SFAIG brings together questions that are currently scattered across public policy, ethics, philosophy of mind, animal welfare, economics, technical AI safety, and related fields. The goal is to provide a coherent framework for thinking about AI and suffering: identifying neglected research questions, prioritizing interventions, developing shared conceptual frameworks, and fostering collaboration across disciplines.

Without such a framework, we are concerned that suffering may remain neglected within AI governance, increasing the risk of futures containing vast amounts of suffering.

Approach

SFAIG spans the many cause areas that fall under AI governance, including public health, animal welfare, warfare and conflict, democracy and concentration of power, AI safety and alignment, and AI welfare. To prioritize among these areas, it employs an Importance, Tractability, and Neglectedness (ITN) framework. SFAIG asks where AI is likely to have the greatest impact on suffering, which problems are most solvable, and where attention and resources are most lacking.

This framework helps prioritize interventions, many of which overlap with proposals in mainstream AI governance. These may include, for instance, better evaluation and monitoring of AI systems, restrictions and guardrails on the use of AI, international cooperation, and broader efforts to prepare for the future.

A key feature of SFAIG is examining what mainstream AI governance is already trying to achieve and why.

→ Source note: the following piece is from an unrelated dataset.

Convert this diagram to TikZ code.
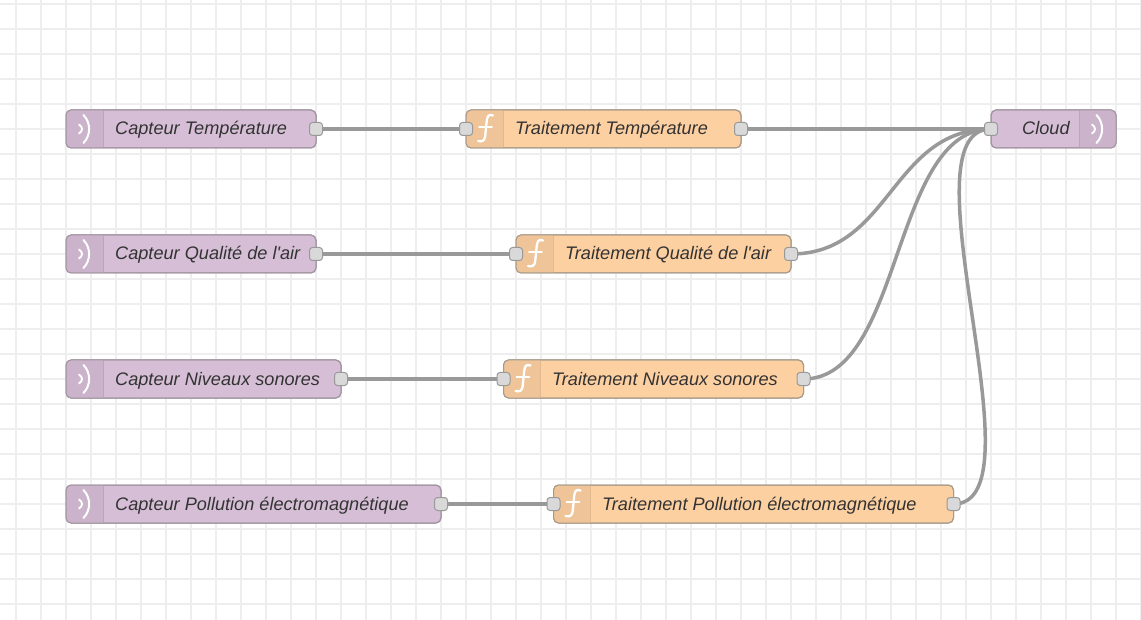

Existing proposals are often motivated by concerns such as national security, economic stability, cyberattacks, bioweapons, or existential risk. SFAIG asks whether current proposals are robust from the perspective of reducing suffering and, where appropriate, how they might be modified to better achieve that objective. It also draws attention to questions that may otherwise receive insufficient consideration, particularly those concerning nonhuman animals, the long-term future, and the possibility of artificial suffering.

Key Questions

Among the questions SFAIG seeks to answer are:

  • How can AI governance reduce risks while preserving AI’s potential to alleviate suffering?
  • How can AI governance empower those seeking to reduce suffering while preventing excessive concentrations of political or economic power?
  • How should uncertainty about AI capabilities, timelines, artificial sentience, and future populations affect our priorities?
  • Which interventions are most robust across different technological, social, and geopolitical futures?
  • How should we think about tradeoffs between the near-term and the long-term future when prioritizing efforts to reduce suffering?

Conclusion

SFAIG will appeal most strongly to those who already prioritize reducing suffering. But even if we are uncertain whether reducing suffering should be our highest moral priority in theory, virtually every plausible moral theory regards suffering as deeply important. Yet because this issue has received little attention in AI governance, there is a risk that suffering will be neglected in practice. It thus seems worthwhile to dedicate substantial research to AI governance with an explicit focus on reducing suffering, even if it is not our only concern.